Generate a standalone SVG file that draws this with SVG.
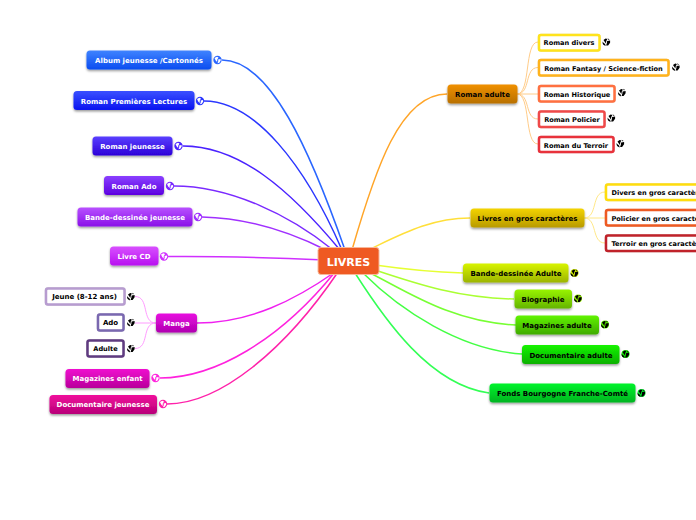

==

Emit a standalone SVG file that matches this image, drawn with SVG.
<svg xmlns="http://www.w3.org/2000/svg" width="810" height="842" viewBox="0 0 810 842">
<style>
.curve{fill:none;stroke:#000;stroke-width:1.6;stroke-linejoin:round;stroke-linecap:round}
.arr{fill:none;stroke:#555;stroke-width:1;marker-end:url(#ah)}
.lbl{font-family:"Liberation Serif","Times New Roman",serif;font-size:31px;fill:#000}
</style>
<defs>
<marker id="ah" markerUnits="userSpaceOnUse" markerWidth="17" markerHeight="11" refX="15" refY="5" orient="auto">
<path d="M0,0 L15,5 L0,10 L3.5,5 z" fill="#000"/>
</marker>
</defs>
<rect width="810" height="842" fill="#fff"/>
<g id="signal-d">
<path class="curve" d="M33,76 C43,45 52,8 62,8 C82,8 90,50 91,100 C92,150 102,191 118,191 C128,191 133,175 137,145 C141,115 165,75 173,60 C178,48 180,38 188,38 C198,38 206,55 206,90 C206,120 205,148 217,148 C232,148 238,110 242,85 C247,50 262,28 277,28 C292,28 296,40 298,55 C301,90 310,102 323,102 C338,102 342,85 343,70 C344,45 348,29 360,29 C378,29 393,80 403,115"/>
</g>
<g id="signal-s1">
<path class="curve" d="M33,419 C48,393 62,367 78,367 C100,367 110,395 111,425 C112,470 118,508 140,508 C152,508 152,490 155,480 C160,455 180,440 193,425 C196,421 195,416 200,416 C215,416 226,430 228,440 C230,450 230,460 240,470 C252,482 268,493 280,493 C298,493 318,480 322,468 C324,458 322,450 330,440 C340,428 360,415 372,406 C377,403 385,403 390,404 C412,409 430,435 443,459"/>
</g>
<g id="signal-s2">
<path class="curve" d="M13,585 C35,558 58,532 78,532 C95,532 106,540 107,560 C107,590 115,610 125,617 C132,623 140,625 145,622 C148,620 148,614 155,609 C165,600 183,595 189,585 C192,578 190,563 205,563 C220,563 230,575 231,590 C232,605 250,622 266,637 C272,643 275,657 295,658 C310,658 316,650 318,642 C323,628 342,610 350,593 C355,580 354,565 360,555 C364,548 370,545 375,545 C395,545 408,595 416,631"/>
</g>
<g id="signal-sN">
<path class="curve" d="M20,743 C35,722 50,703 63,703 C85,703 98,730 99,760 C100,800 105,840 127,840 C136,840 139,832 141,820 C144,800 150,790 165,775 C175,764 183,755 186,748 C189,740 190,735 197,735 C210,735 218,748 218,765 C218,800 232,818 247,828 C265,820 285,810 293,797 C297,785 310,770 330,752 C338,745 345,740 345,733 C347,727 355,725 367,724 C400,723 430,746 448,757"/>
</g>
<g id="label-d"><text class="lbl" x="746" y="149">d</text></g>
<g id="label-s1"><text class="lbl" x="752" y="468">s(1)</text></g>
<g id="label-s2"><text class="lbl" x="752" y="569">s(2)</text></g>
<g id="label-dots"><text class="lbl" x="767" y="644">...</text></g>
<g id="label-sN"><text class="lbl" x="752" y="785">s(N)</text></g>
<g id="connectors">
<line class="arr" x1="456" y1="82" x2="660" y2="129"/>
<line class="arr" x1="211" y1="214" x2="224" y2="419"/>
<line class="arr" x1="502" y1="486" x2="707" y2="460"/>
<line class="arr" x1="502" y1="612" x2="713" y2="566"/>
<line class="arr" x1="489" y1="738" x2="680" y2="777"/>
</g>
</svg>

Instructions to follow: Extract every line from the records above that contains the word "this".

Task answer:
Generate a standalone SVG file that draws this with SVG.
Emit a standalone SVG file that matches this image, drawn with SVG.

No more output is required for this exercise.